27-year old Rachel Entwistle and her 9-month old daughter were murdered more than a week ago near Boston. Rachel's husband Neil, a British citizen, fled to England right after the murder and will apparently not be returning for the funerals. British journalist Harry Mount reported that England's newspapers are having a field day. "It's a huge story and everyone is astounded. Here is this guy who leaves behind a dead child and dead wife, flees the country, and is not arrested. To most of us, it is an open-and-shut case and he did it." The Factor described Entwistle's post-murder behavior as damning. "No man on this Earth would allow his wife and baby to be buried without being there, and it looks like that is what's going to happen here. This guy did it, I think, and they'll bring him back very soon."

Viewers sound off
Factor Words of the Day
Many of you continue to send e-mails about the situation in Vermont. Some excerpts:

Teresa Golding, Ascutney, VT: "There are many of us here who want to see this whole scandal be the reason that Jessica's Law is passed. I don't think anyone wants to just move on."

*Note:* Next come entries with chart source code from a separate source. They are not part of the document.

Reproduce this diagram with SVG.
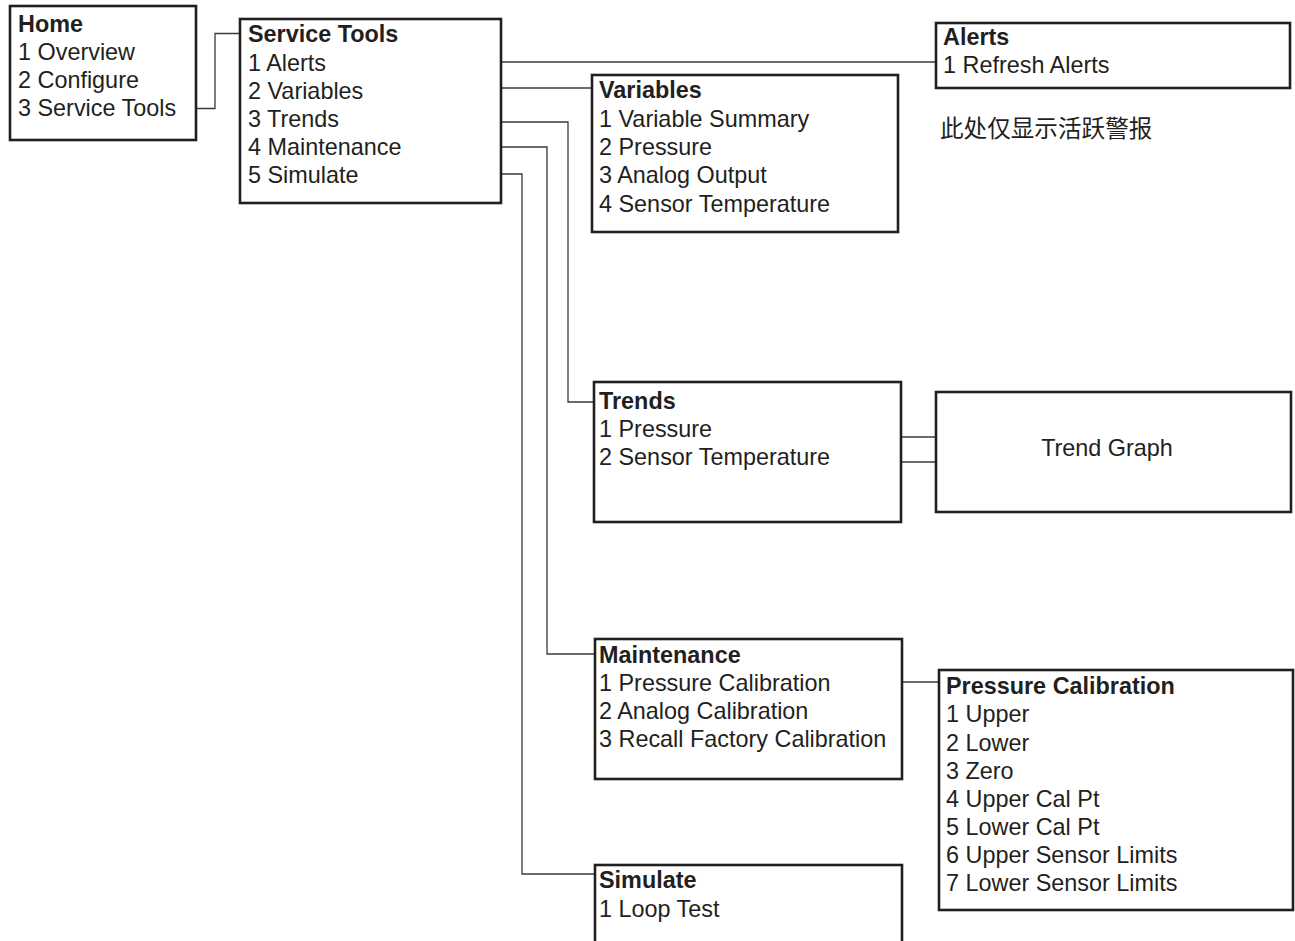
<svg xmlns="http://www.w3.org/2000/svg" width="1295" height="941" viewBox="0 0 1295 941">
  <defs>
    <style>
      .box { fill: #ffffff; stroke: #231f20; stroke-width: 2.6; }
      .link { fill: none; stroke: #3a3a3a; stroke-width: 1.3; }
      text { font-family: "Liberation Sans", Arial, sans-serif; font-size: 23.4px; fill: #231f20; }
      .title { font-weight: bold; }
      .cjk { font-family: "Noto Sans CJK SC", sans-serif; font-size: 23.6px; }
    </style>
  </defs>
  <rect width="1295" height="941" fill="#ffffff"/>

  <!-- menu connectors -->
  <g id="connectors">
    <path class="link" d="M196,108.5 H215 V33.5 H240"/>
    <path class="link" d="M501,62 H936"/>
    <path class="link" d="M501,88 H592"/>
    <path class="link" d="M501,122 H568 V402 H594"/>
    <path class="link" d="M501,147 H547 V654 H595"/>
    <path class="link" d="M501,174 H522 V874 H595"/>
    <path class="link" d="M901,437 H936"/>
    <path class="link" d="M901,462 H936"/>
    <path class="link" d="M902,682 H939"/>
  </g>

  <g id="home">
    <rect class="box" x="10" y="6" width="186" height="134"/>
    <text class="title" x="18" y="32">Home</text>
    <text x="18" y="60">1 Overview</text>
    <text x="18" y="88">2 Configure</text>
    <text x="18" y="116">3 Service Tools</text>
  </g>

  <g id="service-tools">
    <rect class="box" x="240" y="19" width="261" height="184"/>
    <text class="title" x="248" y="42">Service Tools</text>
    <text x="248" y="71">1 Alerts</text>
    <text x="248" y="99">2 Variables</text>
    <text x="248" y="127">3 Trends</text>
    <text x="248" y="155">4 Maintenance</text>
    <text x="248" y="183">5 Simulate</text>
  </g>

  <g id="alerts">
    <rect class="box" x="936" y="23" width="354" height="65"/>
    <text class="title" x="943" y="45">Alerts</text>
    <text x="943" y="73">1 Refresh Alerts</text>
  </g>

  <g id="alerts-note">
    <text class="cjk" x="940" y="137">此处仅显示活跃警报</text>
  </g>

  <g id="variables">
    <rect class="box" x="592" y="75" width="306" height="157"/>
    <text class="title" x="599" y="98">Variables</text>
    <text x="599" y="127">1 Variable Summary</text>
    <text x="599" y="155">2 Pressure</text>
    <text x="599" y="183">3 Analog Output</text>
    <text x="599" y="212">4 Sensor Temperature</text>
  </g>

  <g id="trends">
    <rect class="box" x="594" y="382" width="307" height="140"/>
    <text class="title" x="599" y="409">Trends</text>
    <text x="599" y="437">1 Pressure</text>
    <text x="599" y="465">2 Sensor Temperature</text>
  </g>

  <g id="trend-graph">
    <rect class="box" x="936" y="392" width="355" height="120"/>
    <text x="1107" y="456" text-anchor="middle">Trend Graph</text>
  </g>

  <g id="maintenance">
    <rect class="box" x="595" y="639" width="307" height="140"/>
    <text class="title" x="599" y="663">Maintenance</text>
    <text x="599" y="691">1 Pressure Calibration</text>
    <text x="599" y="719">2 Analog Calibration</text>
    <text x="599" y="747">3 Recall Factory Calibration</text>
  </g>

  <g id="pressure-calibration">
    <rect class="box" x="939" y="670" width="354" height="240"/>
    <text class="title" x="946" y="694">Pressure Calibration</text>
    <text x="946" y="722">1 Upper</text>
    <text x="946" y="751">2 Lower</text>
    <text x="946" y="779">3 Zero</text>
    <text x="946" y="807">4 Upper Cal Pt</text>
    <text x="946" y="835">5 Lower Cal Pt</text>
    <text x="946" y="863">6 Upper Sensor Limits</text>
    <text x="946" y="891">7 Lower Sensor Limits</text>
  </g>

  <g id="simulate">
    <rect class="box" x="595" y="865" width="307" height="100"/>
    <text class="title" x="599" y="888">Simulate</text>
    <text x="599" y="917">1 Loop Test</text>
  </g>
</svg>
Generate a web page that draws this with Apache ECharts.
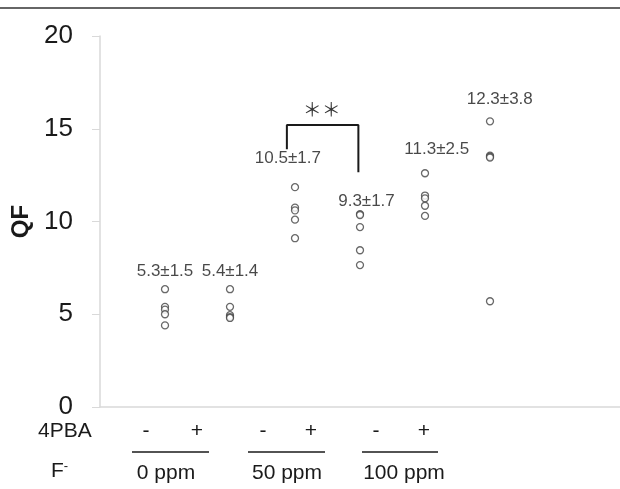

Marianne Dias, Atlanta, GA: "My family will not travel to Vermont, and will not eat any more Ben and Jerry's ice cream."

Adrienne McFall, Dayton, OH: "O'Reilly, I have been an attorney for 30 years and I have seen the careers of good judges ruined by people like you."

Gary Evans, Thousand Oaks, CA: "I'm a prosecutor and I can truly say that this story has been your finest hour, Bill."